Back when my daughter was in third grade she had a homework assignment. But unlike her other grade school worksheets, this one was real. A tax form. An elaborate story problem with multiplied decimals arranged like a 1040.
And it worked. Not only did she learn the lesson, she took it seriously. Like, really seriously. It was all she talked about for days.
She’d come home from school and drop her coat and bag on the floor. I’d tell her to put them away. “I can’t, Mom,” she’d reply. “I have to do my taxes.” In the evening after dinner I’d tell her to brush her teeth. “Not yet, Mom. I’m working on my taxes.” At night as it neared bedtime I’d tell her to get her pajamas on. “Just a second, Mom. I’m finishing my taxes.”
Every time, taxes. Enunciated with a wave of the hand. I’m sure the IRS noted it prominently on her permanent record.
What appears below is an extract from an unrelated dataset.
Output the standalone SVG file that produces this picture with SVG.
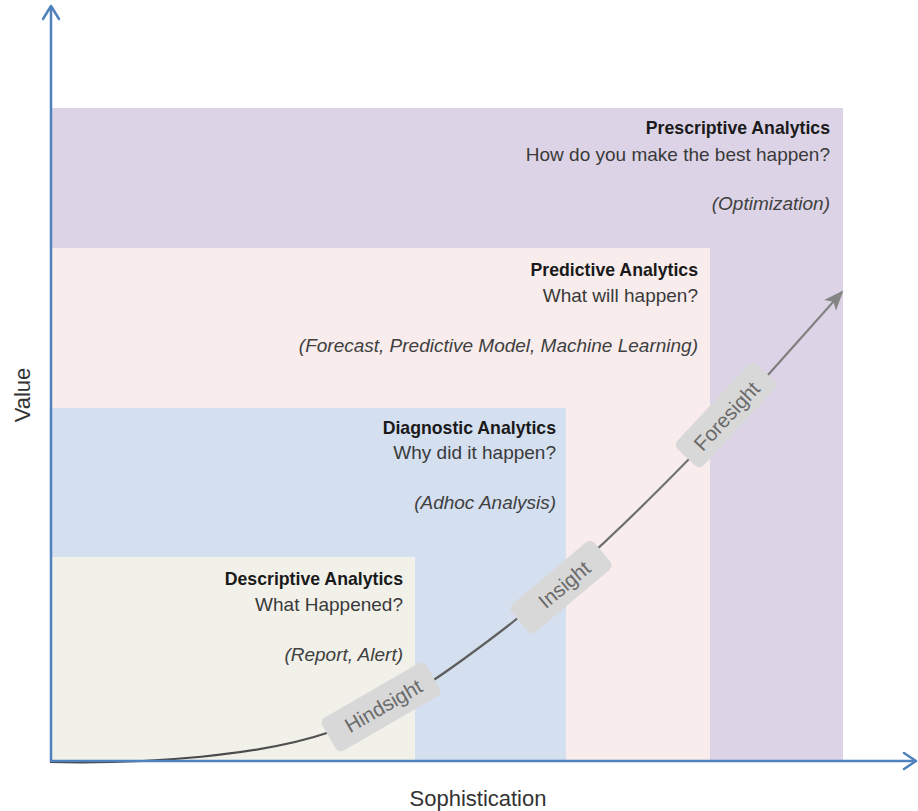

Alan and I have a saying we use whenever we sense a whiff of pretentiousness:
“On my first trip to Iceland…”
(The inside joke being that I’ve only been once.)
But, back to taxes.
I’ve been working on finishing my book, tying up the seemingly endless pile of loose ends. Then this funny little memory came flooding back, unearthed from its dusty mental file cabinet.
What made me think of it?
I got a letter from the Library of Congress.
My LCCN number had arrived. The one that goes on the front page of a book in microscopic print. The one that makes it real. The one that comes from a website with a picture of a ceiling much more magnificent than yours.
I haven’t felt this pretentious since…
…since my first trip to Iceland.
Why did I feel so pretentious?? Maybe because it’s the Library of Congress. Maybe because they referred to it as my forthcoming book. Maybe because I suddenly felt like I wasn’t worthy of any of it.
A lot of artists struggle with what they call “imposter syndrome”. But, as I’ve been mulling over my own discomfort, I don’t think that’s an accurate term. You’re not an imposter if what you’re doing is real. My number is real. My trip to Iceland was real. Even my daughter’s taxes were real. They just felt inflated, in one way or another.
So then it’s not really about the thing; it’s about how we feel about it. Well, we can change our feelings. Embrace the discomfort. Own our place within the process. Drop our coat on the floor and do our taxes.
My daughter still does her taxes. The only difference now is that she turns them in to the IRS instead of her teacher. The taxes she did back in third grade helped make her comfortable with the process she uses today. It was all a learning experience. The ability to nod and say “Oh yeah, that’s how this goes.” With no discomfort and no pretentiousness.